Evaluating and translating cultural symbol design: An AHP-TOPSIS evaluation framework based on the Chaoshan five-element Gable Walls
摘要
Translating culturally saturated ornament into contemporary design often collapses meaning into surface resemblance and lacks auditable methods that generalize across diverse scenarios (e.g., product and public-information settings). Focusing on the Chaoshan Five-Element gable, this study models heritage semantics as an evaluative system and tests how such semantics guide concrete design choices. It operationalizes a transparent, reproducible decision framework that integrates kansei structuring, AHP weighting with internal consistency control, TOPSIS ranking, and robustness analyses, with portability demonstrated via contextual reweighting for wayfinding. Expert judgments from a 16-member panel exhibit acceptable logical consistency (CR = 0.06) and substantial agreement (Kendall’s W = 0.79), while a user survey (n = 300) supports scale reliability and content validity (I-CVI = 0.83–1.00; S-CVI/Ave = 0.91). In the primary application to two tea-set designs, TOPSIS closeness favors Teaware A over Teaware B (Ci = 0.676 vs. 0.642).
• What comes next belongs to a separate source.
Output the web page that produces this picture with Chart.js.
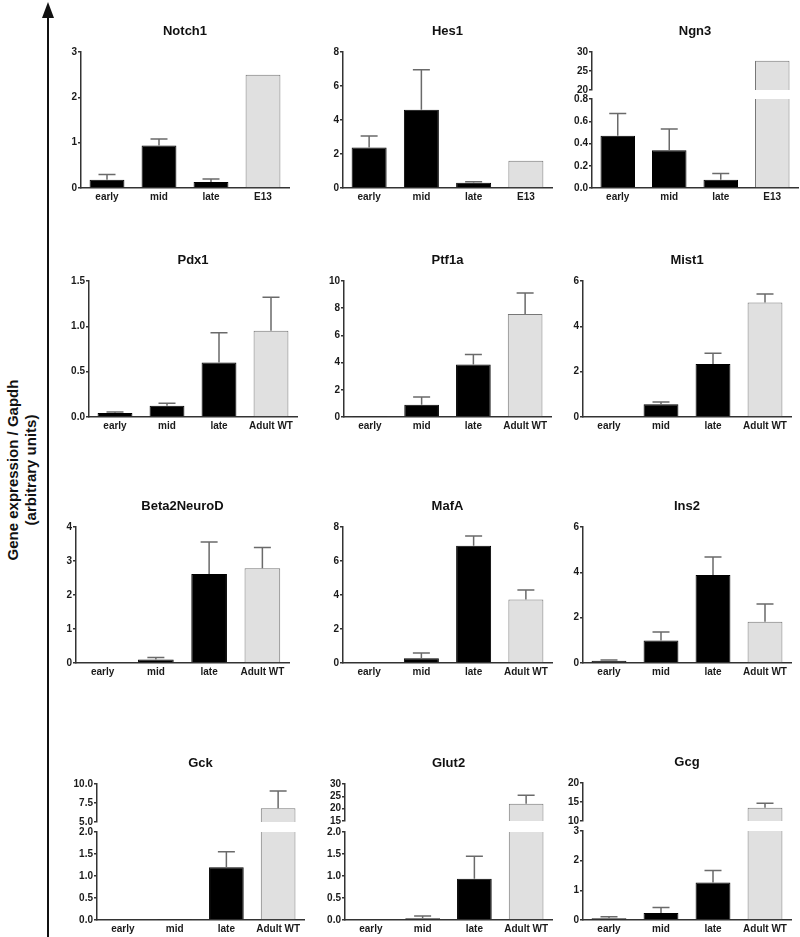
<!DOCTYPE html>
<html>
<head>
<meta charset="utf-8">
<script src="https://cdn.jsdelivr.net/npm/chart.js@4/dist/chart.umd.min.js"></script>
<style>
html, body { margin:0; padding:0; background:#fff; }
body { width:800px; height:937px; overflow:hidden; position:relative; font-family:"Liberation Sans", Arial, sans-serif; }
canvas { position:absolute; }
#axisLine { position:absolute; left:47px; top:16px; width:2px; height:921px; background:#111; }
#arrowHead { position:absolute; left:42px; top:2px; width:0; height:0; border-left:6px solid transparent; border-right:6px solid transparent; border-bottom:16px solid #111; }
#yLabel { position:absolute; left:-128px; top:450px; width:300px; height:40px; transform:rotate(-90deg); transform-origin:50% 50%; text-align:center; font-size:15px; font-weight:bold; line-height:18px; color:#111; padding-top:2px; box-sizing:border-box; }
</style>
</head>
<body>
<div id="axisLine"></div>
<div id="arrowHead"></div>
<div id="yLabel">Gene expression / Gapdh<br>(arbitrary units)</div>
<script>
// ---------- DATA ----------
const labelsE13   = ['early', 'mid', 'late', 'E13'];
const labelsAdult = ['early', 'mid', 'late', 'Adult WT'];

const notch1Mean = [0.18, 0.94, 0.13, 2.50];
const notch1Sem  = [0.12, 0.14, 0.07, 0];
const notch1Ticks = [0, 1, 2, 3];

const hes1Mean = [2.38, 4.60, 0.31, 1.60];
const hes1Sem  = [0.68, 2.36, 0.06, 0];
const hes1Ticks = [0, 2, 4, 6, 8];

const ngn3Mean = [0.47, 0.34, 0.075, 27.7];
const ngn3Sem  = [0.20, 0.19, 0.055, 0];
const ngn3TicksHigh = [20, 25, 30];
const ngn3TicksLow  = [0, 0.2, 0.4, 0.6, 0.8];

const pdx1Mean = [0.044, 0.125, 0.60, 0.95];
const pdx1Sem  = [0.011, 0.026, 0.33, 0.37];
const pdx1Ticks = [0, 0.5, 1.0, 1.5];

const ptf1aMean = [0.03, 0.90, 3.86, 7.58];
const ptf1aSem  = [0, 0.57, 0.74, 1.54];
const ptf1aTicks = [0, 2, 4, 6, 8, 10];

const mist1Mean = [0.03, 0.56, 2.34, 5.05];
const mist1Sem  = [0, 0.10, 0.47, 0.38];
const mist1Ticks = [0, 2, 4, 6];

const beta2Mean = [0.02, 0.10, 2.62, 2.79];
const beta2Sem  = [0, 0.06, 0.94, 0.61];
const beta2Ticks = [0, 1, 2, 3, 4];

const mafaMean = [0, 0.28, 6.90, 3.74];
const mafaSem  = [0, 0.31, 0.57, 0.56];
const mafaTicks = [0, 2, 4, 6, 8];

const ins2Mean = [0.10, 0.99, 3.88, 1.82];
const ins2Sem  = [0.03, 0.38, 0.80, 0.78];
const ins2Ticks = [0, 2, 4, 6];

const gckMean = [0, 0.02, 1.20, 6.80];
const gckSem  = [0, 0, 0.35, 2.28];
const gckTicksHigh = [5, 7.5, 10];
const gckTicksLow  = [0, 0.5, 1.0, 1.5, 2.0];

const glut2Mean = [0, 0.04, 0.94, 21.95];
const glut2Sem  = [0, 0.05, 0.51, 3.45];
const glut2TicksHigh = [15, 20, 25, 30];
const glut2TicksLow  = [0, 0.5, 1.0, 1.5, 2.0];

const gcgMean = [0.056, 0.24, 1.26, 13.5];
const gcgSem  = [0.054, 0.18, 0.41, 1.15];
const gcgTicksHigh = [10, 15, 20];
const gcgTicksLow  = [0, 1, 2, 3];

// ---------- STYLE ----------
const FAMILY = '"Liberation Sans", Arial, Helvetica, sans-serif';
const AXIS = '#333';
const TEXT = '#1a1a1a';
const FILLS = ['#000', '#000', '#000', '#e0e0e0'];
const EDGES = ['#000', '#000', '#000', '#777'];
const LW = 40, TH = 40, BH = 20, PR = 4, PAD = 8;

Chart.defaults.font.family = FAMILY;

const errorBars = {
  id: 'errorBars',
  afterDatasetsDraw(chart) {
    const ctx = chart.ctx, y = chart.scales.y;
    chart.data.datasets.forEach((ds, di) => {
      const meta = chart.getDatasetMeta(di);
      meta.data.forEach((bar, i) => {
        const v = ds.data[i], e = ds.errors[i];
        if (!e || v < y.min || v > y.max) return;
        const p0 = y.getPixelForValue(v), p1 = y.getPixelForValue(v + e);
        ctx.save();
        ctx.strokeStyle = '#6a6a6a';
        ctx.lineWidth = 1.5;
        ctx.beginPath();
        ctx.moveTo(bar.x, p0); ctx.lineTo(bar.x, p1);
        ctx.moveTo(bar.x - 8.5, p1); ctx.lineTo(bar.x + 8.5, p1);
        ctx.stroke();
        ctx.restore();
      });
    });
  }
};

function addChart(p) {
  const cv = document.createElement('canvas');
  const topInset = p.title ? TH : PAD;
  const botInset = p.showX ? BH : PAD;
  const W = p.right - p.ax + LW + PR;
  const H = p.bottom - p.top + topInset + botInset;
  cv.width = W; cv.height = H;
  cv.style.left = (p.ax - LW) + 'px';
  cv.style.top = (p.top - topInset) + 'px';
  cv.style.width = W + 'px'; cv.style.height = H + 'px';
  document.body.appendChild(cv);
  const ticks = p.ticks;
  new Chart(cv, {
    type: 'bar',
    data: {
      labels: p.labels,
      datasets: [{
        data: p.mean,
        errors: p.sem,
        backgroundColor: FILLS,
        borderColor: EDGES,
        borderWidth: 1,
        categoryPercentage: 0.67,
        barPercentage: 1,
        clip: 0
      }]
    },
    options: {
      responsive: false,
      animation: false,
      devicePixelRatio: 1,
      layout: { padding: { top: p.title ? 0 : PAD, right: PR, bottom: p.showX ? 0 : PAD, left: 0 } },
      plugins: {
        legend: { display: false },
        tooltip: { enabled: false },
        title: p.title ? {
          display: true, text: p.title, fullSize: false, color: '#111',
          font: { size: 13, weight: 'bold', family: FAMILY },
          padding: { top: 12, bottom: 12.4 }
        } : { display: false }
      },
      scales: {
        x: {
          display: p.showX,
          grid: { display: false, drawTicks: false },
          border: { display: true, color: AXIS, width: 1.5 },
          ticks: { color: TEXT, padding: 3, font: { size: 10, weight: 'bold', family: FAMILY } },
          afterFit: s => { if (p.showX) s.height = BH; }
        },
        y: {
          min: ticks[0],
          max: ticks[ticks.length - 1],
          afterBuildTicks: s => { s.ticks = ticks.map(v => ({ value: v })); },
          ticks: {
            color: TEXT, padding: 1, autoSkip: false,
            font: { size: 10, weight: 'bold', family: FAMILY },
            callback: v => Number(v).toFixed(p.dec)
          },
          grid: { display: true, drawOnChartArea: false, drawTicks: true, tickLength: 3, color: AXIS, lineWidth: 1.5 },
          border: { display: true, color: AXIS, width: 1.5 },
          afterFit: s => { s.width = LW; }
        }
      }
    },
    plugins: [errorBars]
  });
}

function panel(p) {
  addChart({ title: p.title, labels: p.labels, mean: p.mean, sem: p.sem, ticks: p.ticks, dec: p.dec,
             ax: p.ax, right: p.right, top: p.top, bottom: p.bottom, showX: true });
}
function brokenPanel(p) {
  addChart({ title: p.title, labels: p.labels, mean: p.mean, sem: p.sem, ticks: p.hiTicks, dec: p.hiDec,
             ax: p.ax, right: p.right, top: p.hiTop, bottom: p.hiBottom, showX: false });
  addChart({ title: null, labels: p.labels, mean: p.mean, sem: p.sem, ticks: p.loTicks, dec: p.loDec,
             ax: p.ax, right: p.right, top: p.loTop, bottom: p.bottom, showX: true });
}

// Row 1
panel({ title: 'Notch1', labels: labelsE13, mean: notch1Mean, sem: notch1Sem, ticks: notch1Ticks, dec: 0, ax: 81, right: 289, top: 52, bottom: 188 });
panel({ title: 'Hes1', labels: labelsE13, mean: hes1Mean, sem: hes1Sem, ticks: hes1Ticks, dec: 0, ax: 343, right: 552, top: 52, bottom: 188 });
brokenPanel({ title: 'Ngn3', labels: labelsE13, mean: ngn3Mean, sem: ngn3Sem, hiTicks: ngn3TicksHigh, hiDec: 0, loTicks: ngn3TicksLow, loDec: 1,
              ax: 592, right: 798, hiTop: 52, hiBottom: 90, loTop: 99, bottom: 188 });
// Row 2
panel({ title: 'Pdx1', labels: labelsAdult, mean: pdx1Mean, sem: pdx1Sem, ticks: pdx1Ticks, dec: 1, ax: 89, right: 297, top: 281, bottom: 417 });
panel({ title: 'Ptf1a', labels: labelsAdult, mean: ptf1aMean, sem: ptf1aSem, ticks: ptf1aTicks, dec: 0, ax: 344, right: 551, top: 281, bottom: 417 });
panel({ title: 'Mist1', labels: labelsAdult, mean: mist1Mean, sem: mist1Sem, ticks: mist1Ticks, dec: 0, ax: 583, right: 791, top: 281, bottom: 417 });
// Row 3
panel({ title: 'Beta2NeuroD', labels: labelsAdult, mean: beta2Mean, sem: beta2Sem, ticks: beta2Ticks, dec: 0, ax: 76, right: 289, top: 527, bottom: 663 });
panel({ title: 'MafA', labels: labelsAdult, mean: mafaMean, sem: mafaSem, ticks: mafaTicks, dec: 0, ax: 343, right: 552, top: 527, bottom: 663 });
panel({ title: 'Ins2', labels: labelsAdult, mean: ins2Mean, sem: ins2Sem, ticks: ins2Ticks, dec: 0, ax: 583, right: 791, top: 527, bottom: 663 });
// Row 4
brokenPanel({ title: 'Gck', labels: labelsAdult, mean: gckMean, sem: gckSem, hiTicks: gckTicksHigh, hiDec: 1, loTicks: gckTicksLow, loDec: 1,
              ax: 97, right: 304, hiTop: 784, hiBottom: 822, loTop: 832, bottom: 920 });
brokenPanel({ title: 'Glut2', labels: labelsAdult, mean: glut2Mean, sem: glut2Sem, hiTicks: glut2TicksHigh, hiDec: 0, loTicks: glut2TicksLow, loDec: 1,
              ax: 345, right: 552, hiTop: 784, hiBottom: 821, loTop: 832, bottom: 920 });
brokenPanel({ title: 'Gcg', labels: labelsAdult, mean: gcgMean, sem: gcgSem, hiTicks: gcgTicksHigh, hiDec: 0, loTicks: gcgTicksLow, loDec: 0,
              ax: 583, right: 791, hiTop: 783, hiBottom: 821, loTop: 831, bottom: 920 });
</script>
</body>
</html>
For historical-district wayfinding, criteria are reweighted to emphasize legibility, visibility, and universal comprehension; the concept-level strategies rank S2 Anchor markers (0.664) > S3 Color coding (0.641) > S1 Decorative border (0.603) > S4 Modern baseline (0.521). Across ±5/10% weight perturbations and leave-one-out checks on experts and criteria, rank concordance remains high (Spearman ρ ≈ 0.90–0.95), indicating stable preferences. Beyond these cases, the framework is potentially transferable: the criterion skeleton and contextual reweighting logic can be reused, but cross-site validation is required before claiming broader generalizability across cultural settings.